A new portal dedicated to leopards (Panthera pardus) was launched by the Global Leopard Conference (GLC) on International Leopard Day (May 3, 2023) to promote and celebrate leopards worldwide.

The launch of the website internationalleopardday.org follows an international leopard conference held from March 13-19 by the South Africa-based Cape Leopard Trust, global wild cat organisation Panthera, Wildcats Conservation Alliance, the Endangered Wildlife Trust, WildCRU, RCU SA and Arabian Leopard Fund.

A statement by the GLC noted that “despite being a well-known and charismatic species, the conference presentations and discussion groups overwhelmingly indicated that leopards are still greatly in need of awareness raising, support and investment — especially considering their ‘Vulnerable’ status as listed by the International Union for Conservation of Nature”.

It was agreed that International Leopard Day deserved a dedicated portal to host information about the day and leopards, as well as some basic resources, it added.

“As a lasting legacy of the Global Leopard Conference, International Leopard Day on May 3 was officialised and endorsed to give it a permanent and meaningful place on the global wildlife calendar, enabling higher awareness, promotion and celebration of leopards worldwide,” the release said.

There have been several instances of human-leopard conflict in recent years across India.

“In comparison to other large carnivores, leopards are quite adaptable with respect to their habitat needs and food requirements, being found in agro-pastoral landscapes, plantations and near human habitation (both rural and urban),” the Status of Leopards, Co-predators and Megaherbivores-2018 released on International Tiger Day 2021, had stated.

This trait of easy adaptability has in recent times caused much trouble for both humans and leopards, if one goes by media reports. From Srinagar in the Kashmir Valley to the Brahmaputra Valley in Assam, Gir National Park in Gujarat and Kalakkad-Mundanthurai Tiger Reserve in southern Tamil Nadu, there is no area in the country that has not seen incidents of human-leopard conflict.

Noted wildlife ecologist Sanjay Gubbi in his 2021 book Leopard Diaries: The Rosette in India had pointed to preservation of natural landscapes as a way to save the feline creatures.

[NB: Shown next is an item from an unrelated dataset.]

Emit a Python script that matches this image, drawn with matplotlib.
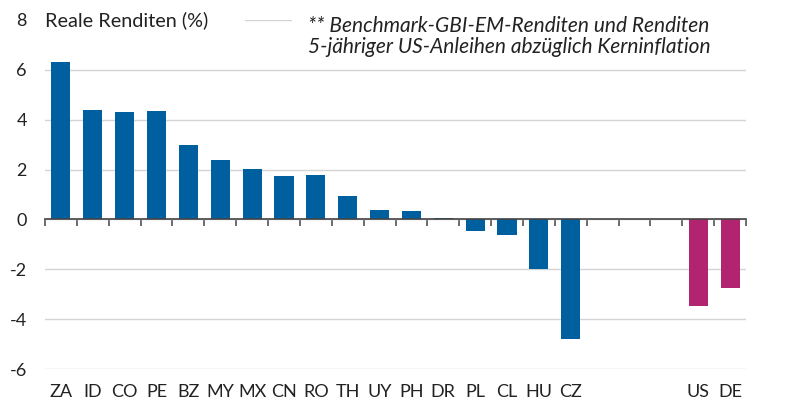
import numpy as np
import matplotlib.pyplot as plt
from matplotlib.transforms import blended_transform_factory

# Daten
laender = ['ZA', 'ID', 'CO', 'PE', 'BZ', 'MY', 'MX', 'CN', 'RO', 'TH', 'UY',
           'PH', 'DR', 'PL', 'CL', 'HU', 'CZ', '', '', '', 'US', 'DE']
renditen = [6.33, 4.40, 4.30, 4.33, 2.98, 2.37, 2.02, 1.76, 1.79, 0.95, 0.36,
            0.35, 0.05, -0.47, -0.63, -1.99, -4.79, np.nan, np.nan, np.nan, -3.48, -2.74]
gruppe = ['EM'] * 17 + ['leer'] * 3 + ['DM'] * 2
farben = {'EM': '#005f9f', 'DM': '#b1246f', 'leer': 'white'}

y_ticks = [-6, -4, -2, 0, 2, 4, 6, 8]

plt.rcParams['font.family'] = ['Lato', 'DejaVu Sans']
text_farbe = '#222222'

fig = plt.figure(figsize=(8.09, 4.18), dpi=100)
ax = fig.add_axes([45 / 809, 1 - 369 / 418, (746 - 45) / 809, (369 - 20) / 418])

x = np.arange(len(laender))
ax.bar(x, renditen, width=0.6, color=[farben[g] for g in gruppe], zorder=3)

ax.set_xlim(-0.5, len(laender) - 0.5)
ax.set_ylim(-6, 8)
ax.set_yticks(y_ticks)
ax.set_yticklabels([str(v) for v in y_ticks])
ax.tick_params(axis='y', length=0, pad=13, labelsize=13, labelcolor=text_farbe)
ax.grid(axis='y', color='#d4d4d4', linewidth=1, zorder=0)

for s in ['top', 'right', 'left']:
    ax.spines[s].set_visible(False)
ax.spines['bottom'].set_position(('data', 0))
ax.spines['bottom'].set_color('#444444')
ax.spines['bottom'].set_linewidth(1.2)
ax.spines['bottom'].set_zorder(4)

ax.set_xticks([])
ax.set_xticks(np.arange(len(laender) + 1) - 0.5, minor=True)
ax.tick_params(axis='x', which='minor', length=5, width=1.1, color='#444444', direction='out')

trans = blended_transform_factory(ax.transData, ax.transAxes)
for xi, name in zip(x, laender):
    ax.text(xi, -0.065, name, transform=trans, ha='center', va='center',
            fontsize=13, color=text_farbe)

ax.text(0, 1.0, 'Reale Renditen (%)', transform=ax.transAxes, ha='left', va='center',
        fontsize=14.3, color=text_farbe, zorder=5)
ax.add_patch(plt.Rectangle((0, 0.985), 0.285, 0.03, transform=ax.transAxes,
                           facecolor='white', edgecolor='none', zorder=4, clip_on=False))
ax.add_patch(plt.Rectangle((0.353, 0.985), 0.65, 0.03, transform=ax.transAxes,
                           facecolor='white', edgecolor='none', zorder=4, clip_on=False))
fig.text(308 / 809, 1 - 16 / 418,
         '** Benchmark-GBI-EM-Renditen und Renditen\n5-jähriger US-Anleihen abzüglich Kerninflation',
         ha='left', va='top', fontsize=15, style='italic', color=text_farbe,
         linespacing=1.05, zorder=6)

plt.savefig('out.png', dpi=100)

Vidya Athreya, an authority on leopards in India, who had suggested practical methods to reduce human-leopard conflict, welcomed the formation of the portal.

“Leopards are a species that have never been as well acknowledged and studied as, say, tigers. It is good that this website has been created. It means there will be more knowledge out there in the public domain. I am sure that will help the conservation of leopards,” she told Down To Earth.